Your instructions: Only the lines from the top of the listing below to the line that has "(0,0) rectangle (1565,566);" should be echoed, with both ends kept and pictures left out.

Given material:
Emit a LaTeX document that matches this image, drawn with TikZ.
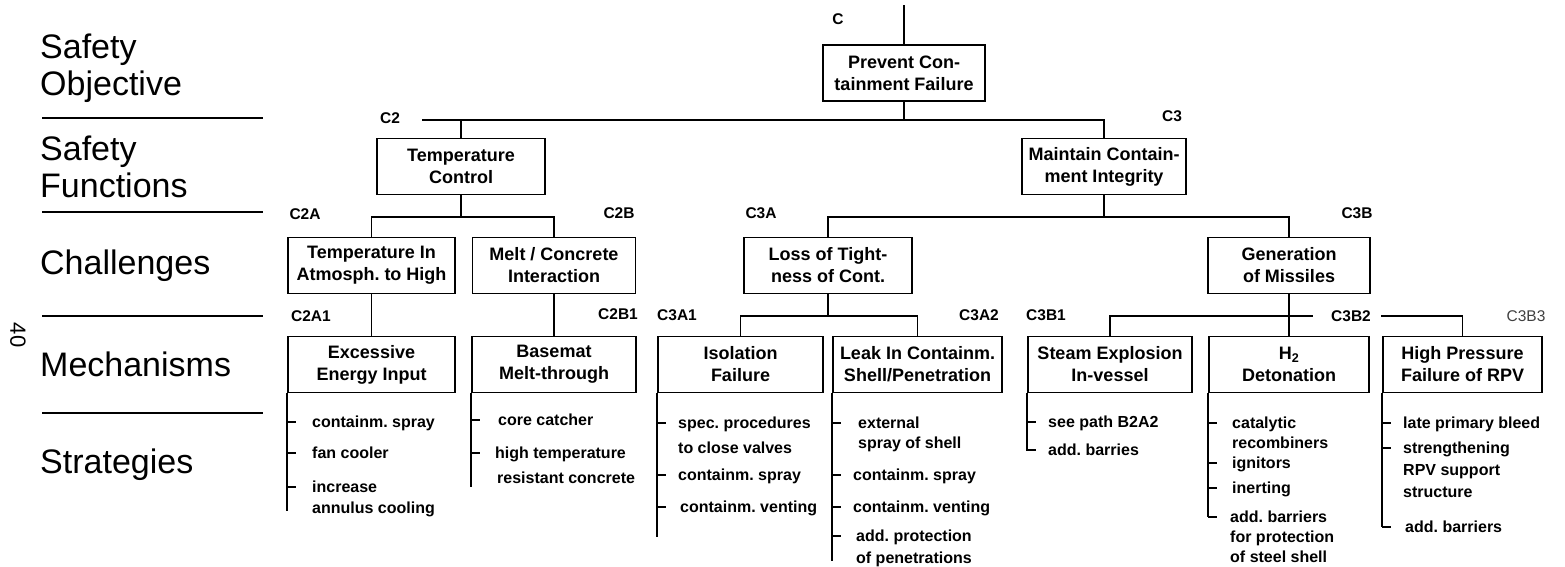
\documentclass[tikz,border=0pt]{standalone}
\usepackage{fontspec}
\setmainfont{Liberation Sans}
\frenchspacing
\newcommand{\bxfont}{\fontsize{18}{22}\selectfont\bfseries}
\newcommand{\lbfont}{\fontsize{15.5}{18}\selectfont\bfseries}
\newcommand{\stfont}{\fontsize{16}{18}\selectfont\bfseries}
\newcommand{\sdfont}{\fontsize{34}{37}\selectfont}
\tikzset{
  box/.style={draw, line width=1.8pt, minimum height=56pt, inner sep=0pt, align=center, font=\bxfont},
  lab/.style={font=\lbfont, inner sep=0pt},
  strat/.style={font=\stfont, inner sep=0pt, anchor=base west},
  conn/.style={line width=1.8pt},
  thin conn/.style={line width=1.3pt},
  sepline/.style={line width=1.6pt},
  side/.style={font=\sdfont, align=left, anchor=west, inner sep=0pt},
  tick/.style={line width=1.6pt},
}
\begin{document}
\frenchspacing
\begin{tikzpicture}[x=1pt,y=-1pt]
\useasboundingbox (0,0) rectangle (1565,566);

% ---- side column ----
\node[side] (sObj) at (40,68) {Safety\\Objective};
\node[side] (sFun) at (40,167) {Safety\\Functions};
\node[side] (sCha) at (40,266) {Challenges};
\node[side] (sMec) at (40,364) {Mechanisms};
\node[side] (sStr) at (40,465) {Strategies};
\node[font=\fontsize{22}{24}\selectfont, rotate=-90, inner sep=0pt] (pg) at (18,335) {40};
\draw[sepline] (42,118) -- (263,118);
\draw[sepline] (42,212) -- (263,212);
\draw[sepline] (42,316) -- (263,316);
\draw[sepline] (42,413) -- (263,413);

% ---- boxes ----
\node[box, minimum width=162pt] (C) at (904,73) {Prevent Con-\\tainment Failure};
\node[box, minimum width=168pt] (C2) at (461,166.5) {Temperature\\Control};
\node[box, minimum width=164pt] (C3) at (1104,166.5) {Maintain Contain-\\ment Integrity};
\node[box, minimum width=167pt] (C2A) at (371.5,265.5) {Temperature In\\Atmosph. to High};
\node[box, minimum width=163pt] (C2B) at (554,265.5) {Melt / Concrete\\Interaction};
\node[box, minimum width=168pt] (C3A) at (828,265.5) {Loss of Tight-\\ness of Cont.};
\node[box, minimum width=162pt] (C3B) at (1289,265.5) {Generation\\of Missiles};
\node[box, minimum width=167pt] (C2A1) at (371.5,364.5) {Excessive\\Energy Input};
\node[box, minimum width=164pt] (C2B1) at (554,364.5) {Basemat\\Melt-through};
\node[box, minimum width=165pt] (C3A1) at (740.5,364.5) {Isolation\\Failure};
\node[box, minimum width=169pt] (C3A2) at (917.5,364.5) {Leak In Containm.\\Shell/Penetration};
\node[box, minimum width=164pt] (C3B1) at (1110,364.5) {Steam Explosion\\In-vessel};
\node[box, minimum width=160pt] (C3B2) at (1289,364.5) {H\textsubscript{2}\\Detonation};
\node[box, minimum width=159pt] (C3B3) at (1462.5,364.5) {High Pressure\\Failure of RPV};

% ---- labels ----
\node[lab] (lC) at (838,19) {C};
\node[lab] (lC2) at (390,118) {C2};
\node[lab] (lC3) at (1172,116) {C3};
\node[lab] (lC2A) at (305,214) {C2A};
\node[lab] (lC2B) at (619,213) {C2B};
\node[lab] (lC3A) at (761,213) {C3A};
\node[lab] (lC3B) at (1357,213) {C3B};
\node[lab] (lC2A1) at (311,316) {C2A1};
\node[lab] (lC2B1) at (618,314) {C2B1};
\node[lab] (lC3A1) at (677,315) {C3A1};
\node[lab] (lC3A2) at (979,315) {C3A2};
\node[lab] (lC3B1) at (1046,315) {C3B1};
\node[lab] (lC3B2) at (1351,316) {C3B2};
\node[lab, font=\fontsize{15.5}{18}\selectfont, text=black!75] (lC3B3) at (1526,316) {C3B3};

% ---- connectors ----
\coordinate (top) at (904,5);
\coordinate (h1) at (0,120);
\coordinate (l1) at (422,120);
\coordinate (h2) at (0,217);
\coordinate (h3) at (0,316);
\coordinate (g1) at (1313,316);
\coordinate (g2) at (1381,316);

\draw[conn] (top) -- (C.north);
\draw[conn] (C.south) -- (C.south |- h1);
\draw[conn] (l1) -- (C3.north |- h1) -- (C3.north);
\draw[conn] (C2.north |- h1) -- (C2.north);
\draw[conn] (C2.south) -- (C2.south |- h2);
\draw[conn] (C2A.north) -- (C2A.north |- h2) -- (C2B.north |- h2) -- (C2B.north);
\draw[conn] (C3.south) -- (C3.south |- h2);
\draw[conn] (C3A.north) -- (C3A.north |- h2) -- (C3B.north |- h2) -- (C3B.north);
\draw[conn] (C2A.south) -- (C2A1.north);
\draw[conn] (C2B.south) -- (C2B1.north);
\draw[conn] (C3A.south) -- (C3A.south |- h3);
\draw[conn] (C3A1.north) -- (C3A1.north |- h3) -- (C3A2.north |- h3) -- (C3A2.north);
\draw[conn] (C3B.south) -- (C3B2.north);
\draw[conn] (C3B1.north) -- (C3B1.north |- h3) -- (g1);
\draw[thin conn] (g2) -- (C3B3.north |- h3) -- (C3B3.north);

% ---- strategies: C2A1 ----
\draw[tick] (C2A1.south west) -- ++(0,118);
\node[strat] (a1) at (312,427) {containm. spray};
\node[strat] (a2) at (312,458) {fan cooler};
\node[strat] (a3) at (312,492) {increase};
\node[strat] (a4) at (312,513) {annulus cooling};
\foreach \s in {a1,a2,a3} \draw[tick] (C2A1.south west |- \s.base) ++(0,-5) -- ++(9,0);

% ---- C2B1 ----
\draw[tick] (C2B1.south west) -- ++(0,94);
\node[strat] (b1) at (498,425) {core catcher};
\node[strat] (b2) at (495,458) {high temperature};
\node[strat] (b3) at (497,483) {resistant concrete};
\foreach \s in {b1,b2} \draw[tick] (C2B1.south west |- \s.base) ++(0,-5) -- ++(9,0);

% ---- C3A1 ----
\draw[tick] (C3A1.south west) -- ++(0,144);
\node[strat] (c1) at (678,428) {spec. procedures};
\node[strat] (c2) at (678,453) {to close valves};
\node[strat] (c3) at (678,480) {containm. spray};
\node[strat] (c4) at (680,512) {containm. venting};
\foreach \s in {c1,c3,c4} \draw[tick] (C3A1.south west |- \s.base) ++(0,-5) -- ++(9,0);

% ---- C3A2 ----
\draw[tick] (C3A2.south west) -- ++(0,168);
\node[strat] (d1) at (858,428) {external};
\node[strat] (d2) at (858,448) {spray of shell};
\node[strat] (d3) at (853,480) {containm. spray};
\node[strat] (d4) at (853,512) {containm. venting};
\node[strat] (d5) at (856,541) {add. protection};
\node[strat] (d6) at (856,563) {of penetrations};
\foreach \s in {d1,d3,d4,d5} \draw[tick] (C3A2.south west |- \s.base) ++(0,-5) -- ++(9,0);

% ---- C3B1 ----
\draw[tick] (C3B1.south west) -- (C3B1.south west |- 0,451);
\node[strat] (e1) at (1048,427) {see path B2A2};
\node[strat] (e2) at (1048,455) {add. barries};
\foreach \s in {e1,e2} \draw[tick] (C3B1.south west |- \s.base) ++(0,-5) -- ++(9,0);

% ---- C3B2 ----
\draw[tick] (C3B2.south west) -- (C3B2.south west |- 0,517);
\node[strat] (f1) at (1232,428) {catalytic};
\node[strat] (f2) at (1232,448) {recombiners};
\node[strat] (f3) at (1232,468) {ignitors};
\node[strat] (f4) at (1232,493) {inerting};
\node[strat] (f5) at (1230,522) {add. barriers};
\node[strat] (f6) at (1230,542) {for protection};
\node[strat] (f7) at (1230,562) {of steel shell};
\foreach \s in {f1,f3,f4,f5} \draw[tick] (C3B2.south west |- \s.base) ++(0,-5) -- ++(9,0);

% ---- C3B3 ----
\draw[tick] (C3B3.south west) -- (C3B3.south west |- 0,527);
\node[strat] (g1t) at (1403,428) {late primary bleed};
\node[strat] (g2t) at (1403,453) {strengthening};
\node[strat] (g3t) at (1403,475) {RPV support};
\node[strat] (g4t) at (1403,497) {structure};
\node[strat] (g5t) at (1405,532) {add. barriers};
\foreach \s in {g1t,g2t,g5t} \draw[tick] (C3B3.south west |- \s.base) ++(0,-5) -- ++(9,0);
\end{tikzpicture}
\end{document}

Solved problem:
Emit a LaTeX document that matches this image, drawn with TikZ.
\documentclass[tikz,border=0pt]{standalone}
\usepackage{fontspec}
\setmainfont{Liberation Sans}
\frenchspacing
\newcommand{\bxfont}{\fontsize{18}{22}\selectfont\bfseries}
\newcommand{\lbfont}{\fontsize{15.5}{18}\selectfont\bfseries}
\newcommand{\stfont}{\fontsize{16}{18}\selectfont\bfseries}
\newcommand{\sdfont}{\fontsize{34}{37}\selectfont}
\tikzset{
  box/.style={draw, line width=1.8pt, minimum height=56pt, inner sep=0pt, align=center, font=\bxfont},
  lab/.style={font=\lbfont, inner sep=0pt},
  strat/.style={font=\stfont, inner sep=0pt, anchor=base west},
  conn/.style={line width=1.8pt},
  thin conn/.style={line width=1.3pt},
  sepline/.style={line width=1.6pt},
  side/.style={font=\sdfont, align=left, anchor=west, inner sep=0pt},
  tick/.style={line width=1.6pt},
}
\begin{document}
\frenchspacing
\begin{tikzpicture}[x=1pt,y=-1pt]
\useasboundingbox (0,0) rectangle (1565,566);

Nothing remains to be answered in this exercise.